Electrowerkz, also known as the Islington Metal Works, is hidden round the back of Angel Tube Station. If you dance up the escalators and twist left thrice then you get to what appears to be the back of a series warehouses. They may well once have been but they now house art galleries, bars and this gig venue.
It is well disguised as a number of fire doors but they are swung open with smokers and vapers gathered round and a smattering of posters on the walls decreeing that Ghum are within.
These are multi-storey, old brick buildings that once upon a time would have housed several hundred workers, but we are crammed into a small room with a high stage and the back.
In the centre of the section being used tonight is a forecourt with a bar in a tube train. Is it real, is it fake?
Ghum have been described as “ghost grunge”, a Goth edge to the loud/quiet dynamic, which can fit at times, but more over they specialise in post-punk angular guitar music, more in common with Siouxsie and the Banshees than L7. They are fronted by vocalist Laura Guerrero Lora who is equally comfortable singing in her native Spanish as on new song ‘Perro’ or adopted English.
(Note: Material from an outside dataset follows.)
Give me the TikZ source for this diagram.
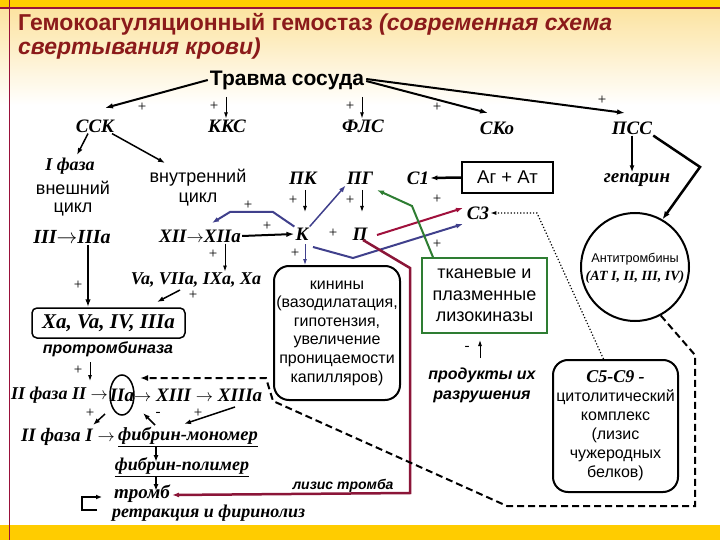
\documentclass[tikz,border=0pt]{standalone}
\usepackage{fontspec}
\setmainfont{Liberation Serif}
\setsansfont{Liberation Sans}
\usetikzlibrary{arrows.meta,shapes.geometric}
\definecolor{tred}{HTML}{8B1A1A}
\definecolor{frame}{HTML}{99103A}
\definecolor{band}{HTML}{FFCC00}
\definecolor{topy}{HTML}{FCE3A0}
\definecolor{bl}{HTML}{40408C}
\definecolor{cr}{HTML}{A0103C}
\definecolor{mr}{HTML}{8B1538}
\definecolor{gr}{HTML}{2E7D32}
\newcommand{\ra}{\ensuremath{\rightarrow}}
\begin{document}
\begin{tikzpicture}[x=1pt,y=-1pt,
  ser/.style={font=\fontsize{19}{21}\selectfont\bfseries\itshape, inner sep=1pt},
  sers/.style={font=\fontsize{18}{20}\selectfont\bfseries\itshape, inner sep=1pt},
  sn/.style={font=\sffamily\fontsize{18}{20}\selectfont, inner sep=1pt},
  snbi/.style={font=\sffamily\fontsize{16}{20}\selectfont\bfseries\itshape, inner sep=1pt},
  pl/.style={font=\fontsize{15}{15}\selectfont, inner sep=0pt},
  conn/.style={line width=2pt, -{Latex[length=8pt,width=5.5pt]}},
  mconn/.style={line width=1.5pt, -{Latex[length=7pt,width=5pt]}},
  tconn/.style={line width=0.9pt, -{Latex[length=6pt,width=4pt]}},
  boxr/.style={draw, line width=2pt, rounded corners=15pt},
  dsh/.style={line width=2pt, dash pattern=on 7pt off 4pt}
]
% background
\useasboundingbox (0,0) rectangle (720,540);
\fill[white] (0,0) rectangle (720,540);
\shade[top color=topy, bottom color=white] (0,8) rectangle (720,105);
\fill[band] (0,0) rectangle (720,8);
\fill[band] (0,525) rectangle (720,540);
\draw[frame, line width=1.5pt] (0,8) -- (720,8);
\draw[frame, line width=1.5pt] (9.5,0) -- (9.5,540);

% title
\node[anchor=west, text=tred, font=\sffamily\fontsize{23}{25}\selectfont\bfseries, inner sep=0pt] (t1) at (18,24) {Гемокоагуляционный гемостаз \textit{(современная схема}};
\node[anchor=west, text=tred, font=\sffamily\fontsize{23}{25}\selectfont\bfseries\itshape, inner sep=0pt] (t2) at (18,49) {свертывания крови)};

% top row
\node[font=\sffamily\fontsize{21}{23}\selectfont\bfseries, inner sep=2pt] (tr) at (287,80) {Травма сосуда};
\node[ser] (ssk) at (95,126) {ССК};
\node[ser] (kks) at (227,126) {ККС};
\node[ser] (fls) at (363,126) {ФЛС};
\node[ser] (sko) at (497,128) {СКо};
\node[ser] (pss) at (632,128) {ПСС};
\coordinate (a1) at (105,108);
\coordinate (a2) at (488,113);
\coordinate (a3) at (625,113);
\draw[conn] (tr.west) -- (a1);
\draw[conn] ([yshift=-1pt]tr.east) -- (a2);
\draw[conn] ([yshift=1pt]tr.east) -- (a3);
\node[pl] (p1) at (142,107) {+};
\node[pl] (p2) at (437,107) {+};
\node[pl] (p3) at (602,100) {+};
\node[pl] (p4) at (214,106) {+};
\node[pl] (p5) at (350,106) {+};
\coordinate (k0) at (226,97);
\coordinate (f0) at (362,97);
\draw[tconn] (k0) -- (kks.north -| k0);
\draw[tconn] (f0) -- (fls.north -| f0);

% left column
\node[sers] (ph1) at (70,166) {I фаза};
\node[sn] (ext1) at (73,188) {внешний};
\node[sn] (ext2) at (73,210) {цикл};
\node[font=\fontsize{20}{22}\selectfont\bfseries\itshape, inner sep=1pt] (iii) at (72,237) {III\ra IIIa};
\coordinate (b1) at (77,155);
\coordinate (b2) at (165,163);
\draw[mconn] ([xshift=-7pt]ssk.south) -- (b1);
\draw[mconn] ([xshift=17pt]ssk.south) -- (b2);
\node[sn] (in1) at (198,178) {внутренний};
\node[sn] (in2) at (198,200) {цикл};
\node[ser] (xii) at (200,236) {XII\ra XIIa};
\node[pl] (p6) at (78,285) {+};
\node[sers] (va) at (196,280) {Va, VIIa, IXa, Xa};
\node[pl] (p7) at (213,254) {+};
\draw[tconn] ([xshift=25pt]xii.south) -- ([xshift=29pt]va.north);
\node[draw, line width=1.5pt, rounded corners=5pt, minimum width=153pt, minimum height=30pt, inner sep=0pt, font=\fontsize{21}{23}\selectfont\bfseries\itshape] (xa) at (108.5,323) {Xa, Va, IV, IIIa};
\draw[conn] ([xshift=16pt]iii.south) -- ([xshift=-20.5pt]xa.north);
\coordinate (c1) at (180,290);
\coordinate (c2) at (157,302);
\draw[mconn] (c1) -- (c2);
\node[pl] (p8) at (193,295) {+};
\node[snbi] (ptb) at (108,349) {протромбиназа};
\node[pl] (p9) at (78,370) {+};
\node[sers, anchor=east] (ph2) at (109,395) {II фаза II \ra};
\node[ser] (iia) at (122,395) {IIa};
\draw[line width=1.5pt] (iia.center) ellipse [x radius=12, y radius=20];
\node[ser, anchor=west] (xiii) at (133,395) {\ra\ XIII \ra\ XIIIa};
\draw[tconn] (90,362) -- (90,381);
\node[pl] (p10) at (90,413) {+};
\node[pl] (m1) at (158,414) {-};
\node[pl] (p11) at (198,413) {+};
\node[ser, anchor=east] (ph3) at (116,437) {II фаза I \ra};
\node[font=\fontsize{18.5}{21}\selectfont\bfseries\itshape, inner sep=1pt, anchor=west] (fm) at (117,437) {\underline{фибрин-мономер}};
\draw[mconn] (105,414) -- (93,425);
\draw[mconn] (155,425) -- (143,413);
\draw[mconn] (235,407) -- (184,424);
\node[sers] (fp) at (182,467) {\underline{фибрин-полимер}};
\draw[mconn] (156,446) -- (156,462);
\draw[mconn] (156,477) -- (156,491);
\node[ser, anchor=west] (tromb) at (113,494) {тромб};
\node[sers, anchor=west] (retr) at (111,513) {ретракция и фиринолиз};
\coordinate (br1) at (97,510);
\coordinate (br2) at (82,510);
\coordinate (br3) at (82,497);
\coordinate (br4) at (102,497);
\draw[line width=2.5pt, -{Latex[length=6pt,width=5pt]}] (br1) -- (br2) -- (br3) -- (br4);

% middle
\node[ser] (pk) at (303,178) {ПК};
\node[ser] (pg) at (360,178) {ПГ};
\node[pl] (p12) at (293,200) {+};
\node[pl] (p13) at (350,200) {+};
\node[ser] (k) at (302,234) {К};
\node[pl] (p14) at (333,233) {+};
\node[ser] (pp) at (360,234) {П};
\draw[tconn] (305,190) -- (305,212);
\draw[tconn] (362,190) -- (362,212);
\draw[conn] (xii.east) -- (k.west);
\node[pl] (p15) at (267,226) {+};
\coordinate (d1) at (273,212);
\coordinate (d2) at (230,212);
\coordinate (d3) at (212,223);
\draw[bl, line width=2pt, -{Latex[length=7pt,width=5pt]}] (k.north west) -- (d1) -- (d2) -- (d3);
\node[pl] (p16) at (248,205) {+};
\draw[bl, line width=1.5pt, -{Latex[length=7pt,width=5pt]}] (k.north east) -- (pg.south west);
\node[pl] (p17) at (295,253) {+};
\node[boxr, minimum width=126pt, minimum height=134pt, inner sep=0pt, font=\sffamily\fontsize{16}{18.6}\selectfont, align=center] (kin) at (337,333) {кинины\\(вазодилатация,\\гипотензия,\\увеличение\\проницаемости\\капилляров)};
\coordinate (kd) at (305,244);
\draw[bl, line width=0.9pt, -{Latex[length=6pt,width=4pt]}] (kd) -- (kd |- kin.north);

% right middle
\node[ser] (c1n) at (418,178) {С1};
\node[draw, line width=1.5pt, minimum width=91pt, minimum height=31pt, inner sep=0pt, font=\sffamily\fontsize{18.5}{20}\selectfont] (agat) at (507.5,177.5) {Аг + Ат};
\draw[line width=2.5pt, -{Latex[length=7pt,width=5pt]}] (agat.west) -- (c1n.east);
\node[pl] (p18) at (437,199) {+};
\node[pl] (p19) at (437,244) {+};
\node[ser] (c3) at (478,213) {С3};
\coordinate (e1) at (313,247);
\coordinate (e2) at (353,258);
\draw[bl, line width=2pt, -{Latex[length=7pt,width=5pt]}] (e1) -- (e2) -- (463,224);
\draw[cr, line width=2pt, -{Latex[length=7pt,width=5pt]}] (377,235) -- (463,208);
\node[draw=gr, line width=1.5pt, minimum width=125pt, minimum height=75pt, inner sep=0pt, font=\sffamily\fontsize{18}{21.5}\selectfont, align=center, fill=white] (tis) at (484.5,295.5) {тканевые и\\плазменные\\лизокиназы};
\coordinate (g1) at (412,206);
\draw[gr, line width=2pt, -{Latex[length=7pt,width=5pt]}] ([xshift=-51.5pt]tis.north) -- (g1) -- (377,190);
\coordinate (r1) at (410,268);
\coordinate (r2) at (410,493);
\coordinate (r3) at (172,495);
\draw[mr, line width=2.5pt, -{Latex[length=7pt,width=5pt]}] (363,240) -- (r1) -- (r2) -- (r3);
\node[font=\sffamily\fontsize{14}{15}\selectfont\bfseries\itshape, inner sep=1pt] (lt) at (343,486) {лизис тромба};
\node[pl] (m2) at (467,348) {-};
\draw[tconn] (480,358) -- (480,340);
\node[snbi, align=center] (prod) at (482,385) {продукты их\\разрушения};

% right column
\node[font=\fontsize{19}{21}\selectfont\bfseries\itshape, inner sep=1pt] (hep) at (637,180) {гепарин};
\draw[mconn] (pss.south) -- (hep.north -| pss.south);
\node[draw, circle, line width=2pt, minimum size=108pt, inner sep=0pt] (at) at (635,267) {};
\node[font=\sffamily\fontsize{12.7}{14}\selectfont, inner sep=0pt] (at1) at (635,259) {Антитромбины};
\node[font=\fontsize{14}{16}\selectfont\bfseries\itshape, inner sep=0pt] (at2) at (635,277) {(АТ I, II, III, IV)};
\coordinate (h1) at (700,167);
\draw[line width=2.5pt, -{Latex[length=8pt,width=6pt]}] (pss.south east) -- (h1) -- (at.60);
\node[boxr, minimum width=125pt, minimum height=132pt, inner sep=0pt, font=\sffamily\fontsize{16}{19}\selectfont, align=center] (c59) at (615.5,426) {{\rmfamily\bfseries\itshape\fontsize{18}{19}\selectfont С5-С9 -}\\цитолитический\\комплекс\\(лизис\\чужеродных\\белков)};
\coordinate (q1) at (537,213);
\draw[line width=1.2pt, dotted, -{Latex[length=6pt,width=4pt]}] ([xshift=-12pt]c59.north) -- (q1) -- (c3.east);

% dashed loop
\coordinate (s1) at (695,355);
\coordinate (s2) at (695,506);
\coordinate (s3) at (507,506);
\coordinate (s4) at (273,401);
\coordinate (s5) at (266,378);
\draw[dsh, -{Latex[length=8pt,width=6pt]}] (at.-62) -- (s1) -- (s2) -- (s3) -- (s4) -- (s5) -- (140,378);
\end{tikzpicture}
\end{document}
Truth be told they start a little slowly. The tempo is a touch pedestrian, new song ‘Shallow’ is followed by ‘Get Up’ from last year’s The Coldest Fire EP with first single ‘I Am The Storm’ up next. It takes brand new single and arguably their best song ‘California’ to get everyone going but from then onwards it’s a riot. The intensity is ratcheted up several notches and the energy in the room increases. ‘In My Head’ is a brooding dark piece of brilliance, ‘1000 Men’ likewise in its intimidating electric atmosphere.
Final song ‘Saturn’ was their breakthrough single last year that received radio plays and is the big hitter.
Lora’s vocals gain confidence as the set goes on, as does the band as they warm to the occasion. The night is a sell out and is therefore quite a big deal for them so nerves may have played a part at the beginning of proceedings but by the end you get the impression they don’t want to stop.
They’re only just at the start, only one EP and a handful of singles down. Next step is an LP and honing their live set. The signs are good. Very good. Something to chew over.